All of this said, it's very important not to exclude the symbol-pushing in a desire to get graphical or engineering approaches. Symbol-pushing was developed because it is easy and efficient and fast. Now, if you choose to add some graphical methods or practical word problems, fine. But still, make sure the kids are strong on the basic x-pushing around stuff. For one thing, many of these problems are solved by translation to/from the abstracted symbol world. Also, really the abstracted symbols are usually easier.
For Integration:
All of this said, my recommendation would be to add moderate amounts of simpler word problems at the end of lessons or chapters, once the students are practiced in the techniques. Of course some topics are more prone to this than others (e.g. related rates). Also some topics are inherently more geometrical (e.g. volumes of rotated surfaces). Or even just curve visualization (the whole blabla about finding extremum, roots, aspymptotes, etc.) But don't feel the need to make every topic have a geometric or word-problem approach. For instance, partial fractions are just a storm of algebra pushing symbols...roll with it and just treat it as what it is (a grunch of algebra). But of course Archimedes method is a very geometric topic (at least in its explication). So...be eclectic.

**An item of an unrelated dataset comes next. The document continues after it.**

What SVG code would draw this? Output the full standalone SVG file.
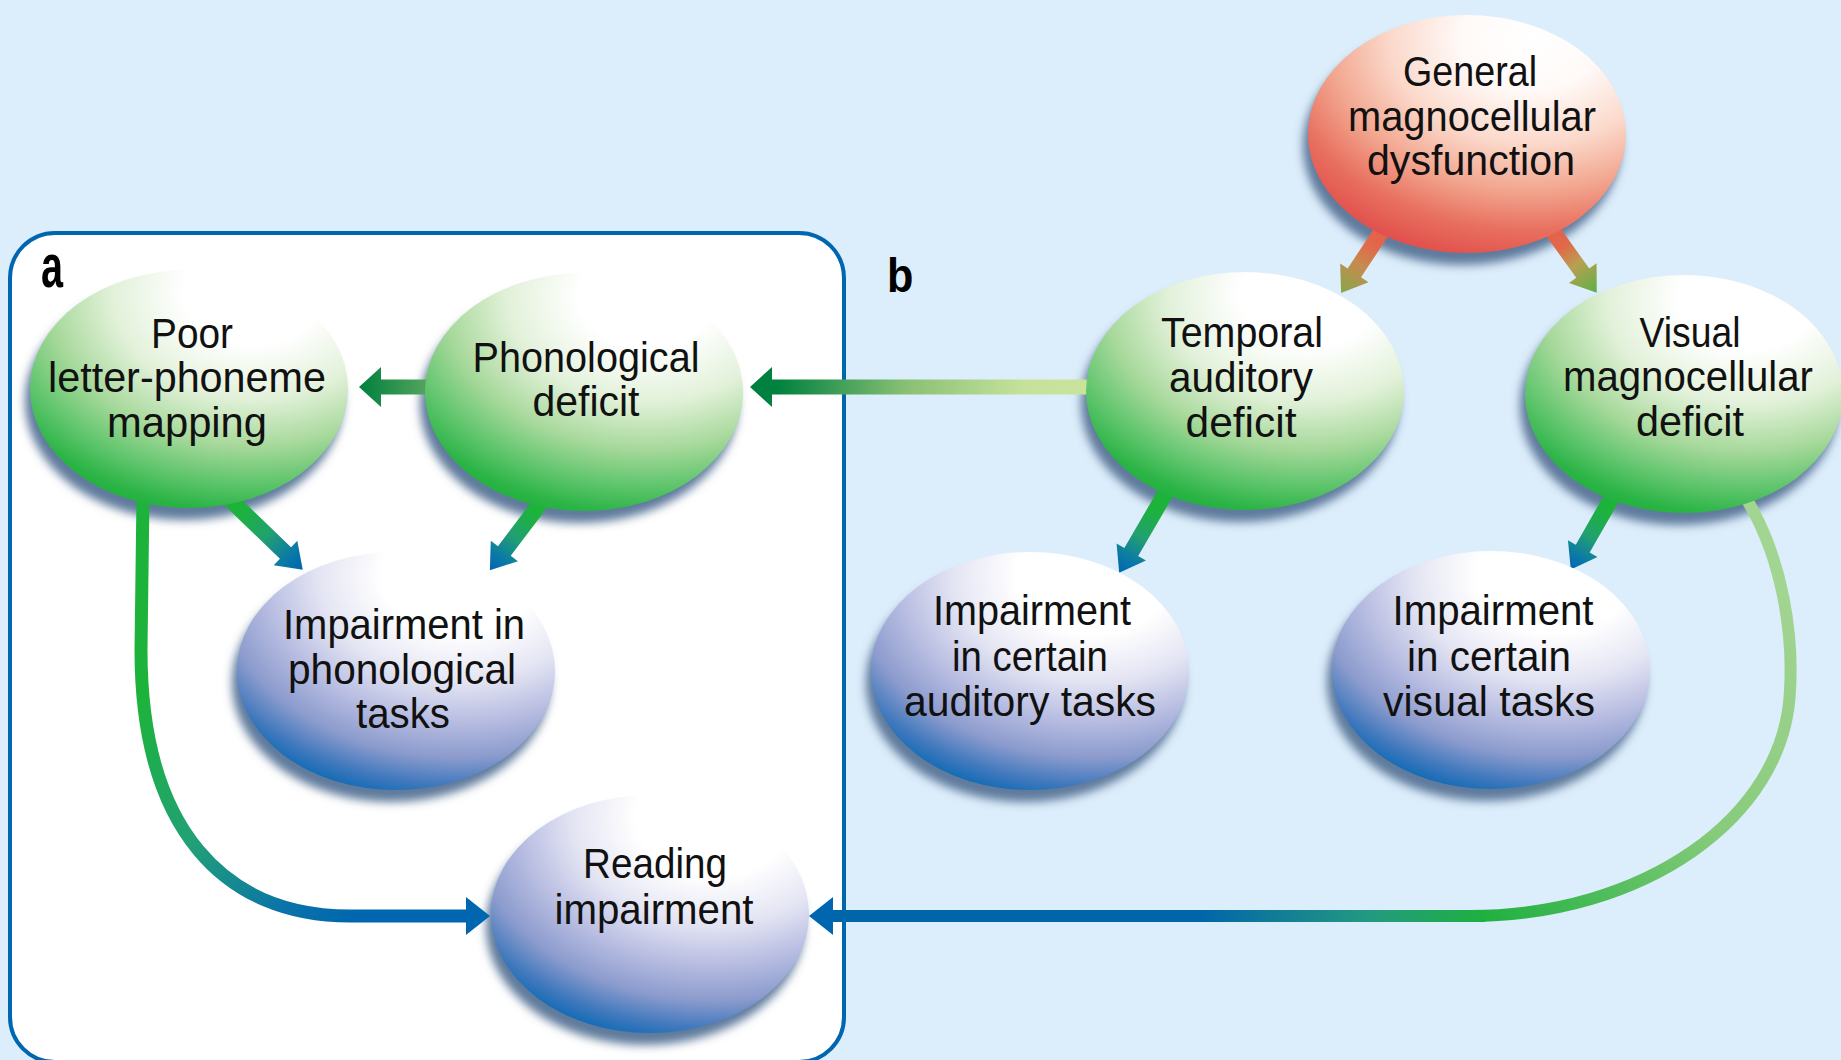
<svg xmlns="http://www.w3.org/2000/svg" width="1841" height="1060" viewBox="0 0 1841 1060">
<style>
.lbl{font-family:"Liberation Sans",Arial,sans-serif;font-weight:bold;fill:#000}
.t{font-family:"Liberation Sans",Arial,sans-serif;font-size:42px;fill:#111;text-anchor:middle}
.sh{fill:#5f7a9c;filter:url(#blur)}
</style>
<defs>
<filter id="blur" x="-20%" y="-20%" width="140%" height="140%"><feGaussianBlur stdDeviation="5"/></filter>
<radialGradient id="gGreen" cx="0.7" cy="0.1" r="0.98" fx="0.7" fy="0.1">
<stop offset="0" stop-color="#ffffff"/><stop offset="0.22" stop-color="#ffffff"/><stop offset="0.45" stop-color="#e2f1d9"/><stop offset="0.65" stop-color="#a8d99c"/><stop offset="0.82" stop-color="#5cc46a"/><stop offset="0.93" stop-color="#2bb446"/><stop offset="1" stop-color="#1daf3a"/>
</radialGradient>
<radialGradient id="gBlue" cx="0.7" cy="0.1" r="0.98" fx="0.7" fy="0.1">
<stop offset="0" stop-color="#ffffff"/><stop offset="0.25" stop-color="#ffffff"/><stop offset="0.45" stop-color="#e4e5f3"/><stop offset="0.62" stop-color="#b9bee2"/><stop offset="0.78" stop-color="#8b9bcd"/><stop offset="0.9" stop-color="#3f78bd"/><stop offset="1" stop-color="#0066b2"/>
</radialGradient>
<radialGradient id="gRed" cx="0.7" cy="0.1" r="0.98" fx="0.7" fy="0.1">
<stop offset="0" stop-color="#ffffff"/><stop offset="0.22" stop-color="#fffaf8"/><stop offset="0.45" stop-color="#fbd9cb"/><stop offset="0.65" stop-color="#f2a68f"/><stop offset="0.82" stop-color="#e8705f"/><stop offset="1" stop-color="#e04848"/>
</radialGradient>
<linearGradient id="aC1" x1="0" y1="0" x2="1" y2="0"><stop offset="0" stop-color="#5aa860"/><stop offset="1" stop-color="#007f3f"/></linearGradient>
<linearGradient id="aC2" x1="0" y1="0" x2="1" y2="0"><stop offset="0" stop-color="#c9e39b"/><stop offset="0.2" stop-color="#c6e29a"/><stop offset="0.55" stop-color="#88bf74"/><stop offset="0.8" stop-color="#2a9450"/><stop offset="0.92" stop-color="#00823f"/><stop offset="1" stop-color="#007f3f"/></linearGradient>
<linearGradient id="aRL" x1="0" y1="0" x2="1" y2="0"><stop offset="0" stop-color="#e85a48"/><stop offset="0.35" stop-color="#e06a4a"/><stop offset="0.6" stop-color="#c88a50"/><stop offset="1" stop-color="#86a84a"/></linearGradient>
<linearGradient id="aRR" x1="0" y1="0" x2="1" y2="0"><stop offset="0" stop-color="#e85a48"/><stop offset="0.35" stop-color="#e06a4a"/><stop offset="0.6" stop-color="#b8a050"/><stop offset="1" stop-color="#5cb048"/></linearGradient>
<linearGradient id="aGB" x1="0" y1="0" x2="1" y2="0"><stop offset="0" stop-color="#1db33b"/><stop offset="0.3" stop-color="#1db33b"/><stop offset="0.6" stop-color="#21a070"/><stop offset="0.85" stop-color="#0a78a8"/><stop offset="1" stop-color="#0066b0"/></linearGradient>
<linearGradient id="c9" gradientUnits="userSpaceOnUse" x1="141" y1="700" x2="360" y2="916"><stop offset="0" stop-color="#1db33b"/><stop offset="0.45" stop-color="#21a077"/><stop offset="0.8" stop-color="#0a74a8"/><stop offset="1" stop-color="#0066b0"/></linearGradient>
<linearGradient id="c10a" gradientUnits="userSpaceOnUse" x1="1790" y1="600" x2="1480" y2="916"><stop offset="0" stop-color="#a2d492"/><stop offset="0.5" stop-color="#86cb7a"/><stop offset="0.82" stop-color="#45ba55"/><stop offset="1" stop-color="#1fb040"/></linearGradient>
<linearGradient id="c10b" gradientUnits="userSpaceOnUse" x1="1485" y1="0" x2="1200" y2="0"><stop offset="0" stop-color="#1fb040"/><stop offset="0.4" stop-color="#239a80"/><stop offset="1" stop-color="#0066aa"/></linearGradient>
</defs>
<rect width="1841" height="1060" fill="#dcedfb"/>
<rect x="10" y="233" width="834" height="829" rx="45" ry="45" fill="#ffffff" stroke="#0066b0" stroke-width="4"/>
<text class="lbl" font-size="44" transform="translate(41,287) scale(0.9,1.38)">a</text>
<text class="lbl" font-size="48" transform="translate(887,292) scale(0.9,1)">b</text>
<g id="shadows">
<ellipse class="sh" cx="184" cy="401" rx="159" ry="119"/>
<ellipse class="sh" cx="579" cy="404" rx="159" ry="119"/>
<ellipse class="sh" cx="1240" cy="403" rx="159" ry="119"/>
<ellipse class="sh" cx="1679" cy="406" rx="159" ry="119"/>
<ellipse class="sh" cx="1462" cy="146" rx="159" ry="119"/>
<ellipse class="sh" cx="391" cy="683" rx="159" ry="119"/>
<ellipse class="sh" cx="1025" cy="683" rx="159" ry="119"/>
<ellipse class="sh" cx="1486" cy="682" rx="159" ry="119"/>
<ellipse class="sh" cx="645" cy="926" rx="159" ry="119"/>
</g>
<g id="connectors">
<path fill="url(#aC1)" transform="translate(432,387) rotate(180)" d="M0,-7.5 H51 V-20 L73,0 L51,20 V7.5 H0 Z"/>
<path fill="url(#aC2)" transform="translate(1092,387) rotate(180)" d="M0,-7.5 H320 V-20 L342,0 L320,20 V7.5 H0 Z"/>
<path fill="url(#aRL)" transform="translate(1388,222) rotate(123.5)" d="M0,-8 H61 V-17 L85,0 L61,17 V8 H0 Z"/>
<path fill="url(#aRR)" transform="translate(1546,222) rotate(54.3)" d="M0,-8 H63 V-17 L87,0 L63,17 V8 H0 Z"/>
<path fill="url(#aGB)" transform="translate(215,485) rotate(44)" d="M0,-8 H98 V-17 L122,0 L98,17 V8 H0 Z"/>
<path fill="url(#aGB)" transform="translate(552,488) rotate(127.1)" d="M0,-8 H79 V-17 L103,0 L79,17 V8 H0 Z"/>
<path fill="url(#aGB)" transform="translate(1172,482) rotate(120.2)" d="M0,-8 H81 V-17 L105,0 L81,17 V8 H0 Z"/>
<path fill="url(#aGB)" transform="translate(1618,487) rotate(119.8)" d="M0,-8 H71 V-17 L95,0 L71,17 V8 H0 Z"/>
<path fill="none" stroke="url(#c9)" stroke-width="13" d="M143,495 L141,650 C141,830 225,916 350,916 L472,916"/>
<polygon fill="#0066b0" points="490,916 466,897 466,935"/>
<path fill="none" stroke="url(#c10a)" stroke-width="12" d="M1744,495 C1785,560 1793,640 1790,690 C1785,820 1640,916 1470,916"/>
<path fill="none" stroke="url(#c10b)" stroke-width="12" d="M1485,916 L828,916"/>
<polygon fill="#0066b0" points="809,916 833,897 833,935"/>
</g>
<g id="n1"><ellipse cx="189" cy="389" rx="159" ry="119" fill="url(#gGreen)"/>
<text class="t" x="192" y="348" textLength="82" lengthAdjust="spacingAndGlyphs">Poor</text>
<text class="t" x="187" y="392" textLength="278" lengthAdjust="spacingAndGlyphs">letter-phoneme</text>
<text class="t" x="187" y="437" textLength="160" lengthAdjust="spacingAndGlyphs">mapping</text></g>
<g id="n2"><ellipse cx="584" cy="392" rx="159" ry="119" fill="url(#gGreen)"/>
<text class="t" x="586" y="372" textLength="227" lengthAdjust="spacingAndGlyphs">Phonological</text>
<text class="t" x="586" y="416" textLength="107" lengthAdjust="spacingAndGlyphs">deficit</text></g>
<g id="n3"><ellipse cx="1245" cy="391" rx="159" ry="119" fill="url(#gGreen)"/>
<text class="t" x="1242" y="347" textLength="162" lengthAdjust="spacingAndGlyphs">Temporal</text>
<text class="t" x="1241" y="392" textLength="144" lengthAdjust="spacingAndGlyphs">auditory</text>
<text class="t" x="1241" y="437" textLength="111" lengthAdjust="spacingAndGlyphs">deficit</text></g>
<g id="n4"><ellipse cx="1684" cy="394" rx="159" ry="119" fill="url(#gGreen)"/>
<text class="t" x="1690" y="347" textLength="101" lengthAdjust="spacingAndGlyphs">Visual</text>
<text class="t" x="1688" y="391" textLength="250" lengthAdjust="spacingAndGlyphs">magnocellular</text>
<text class="t" x="1690" y="436" textLength="108" lengthAdjust="spacingAndGlyphs">deficit</text></g>
<g id="n5"><ellipse cx="1467" cy="134" rx="159" ry="119" fill="url(#gRed)"/>
<text class="t" x="1470" y="86" textLength="134" lengthAdjust="spacingAndGlyphs">General</text>
<text class="t" x="1472" y="131" textLength="248" lengthAdjust="spacingAndGlyphs">magnocellular</text>
<text class="t" x="1471" y="175" textLength="208" lengthAdjust="spacingAndGlyphs">dysfunction</text></g>
<g id="n6"><ellipse cx="396" cy="671" rx="159" ry="119" fill="url(#gBlue)"/>
<text class="t" x="404" y="639" textLength="242" lengthAdjust="spacingAndGlyphs">Impairment in</text>
<text class="t" x="402" y="684" textLength="228" lengthAdjust="spacingAndGlyphs">phonological</text>
<text class="t" x="403" y="728" textLength="94" lengthAdjust="spacingAndGlyphs">tasks</text></g>
<g id="n7"><ellipse cx="1030" cy="671" rx="159" ry="119" fill="url(#gBlue)"/>
<text class="t" x="1032" y="625" textLength="198" lengthAdjust="spacingAndGlyphs">Impairment</text>
<text class="t" x="1030" y="671" textLength="156" lengthAdjust="spacingAndGlyphs">in certain</text>
<text class="t" x="1030" y="716" textLength="252" lengthAdjust="spacingAndGlyphs">auditory tasks</text></g>
<g id="n8"><ellipse cx="1491" cy="670" rx="159" ry="119" fill="url(#gBlue)"/>
<text class="t" x="1493" y="625" textLength="201" lengthAdjust="spacingAndGlyphs">Impairment</text>
<text class="t" x="1489" y="671" textLength="164" lengthAdjust="spacingAndGlyphs">in certain</text>
<text class="t" x="1489" y="716" textLength="212" lengthAdjust="spacingAndGlyphs">visual tasks</text></g>
<g id="n9"><ellipse cx="650" cy="914" rx="159" ry="119" fill="url(#gBlue)"/>
<text class="t" x="655" y="878" textLength="144" lengthAdjust="spacingAndGlyphs">Reading</text>
<text class="t" x="654" y="924" textLength="199" lengthAdjust="spacingAndGlyphs">impairment</text></g>
</svg>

Also, one practical uses of integration are just "box counting" on graph paper (estimating the integral). For instance, King Hubbert made the point that with a fixed reserve of oil to deplete, the exact shape, timing, or even height of a peak (or multiple ones) in the production curve is irrelevant to the idea that in the end, the total integral under the curve (boxes on graph paper) is fixed. [His ideas were flawed as his estimates were low, plus total resource is actually affected by future prices and technology...but the basic explanation in his 1956 paper is a beautiful description of the concept of integral calculus, even for a non-ideal functional curve.]
Another knuckle-cruncher aspect of integration that any older scientist will be familiar with is weighing cut paper curves (e.g. NMR spectra) to get the area under the curve. I probably wouldn't waste time in math class on that, let the chemistry teachers do it. But if you want it, there's an activity.
For Differentiation:
Pedagogically, I love the approach that most ODE texts use to do most explication and practice FIRST in symbol pushing world and then later do some engineering type problems. Just think this is easier on the students. Word problems are hard, so it's just easier to get a new technique without a bunch of spinach about flow rates in and out of tanks or the like. But then afterwards, you can do a host of problems to at least get some exposure and intuition about differential equations in the dynamics of kinematics, fluids, electronics, radioactivity, etc. [And most STEM will get more in their physics and engineering classes, but this is a good start for them.]
Two common topics in ODE texts that have some graphical aspects are phase plane and predator prey system of equations. So if you want that aspect, well enjoy the time on those topics at least. Personally, I felt like they were a bit extraneous to the hard core symbol pushing, like in the second order non-homo constant coefficient DE. But I guess you could try to push students like me to spend time on them. (But it will be tough, since most schools don't give adequate time to cover a whole ODE course and you may be under pressure to cut topics, not do enrichment.)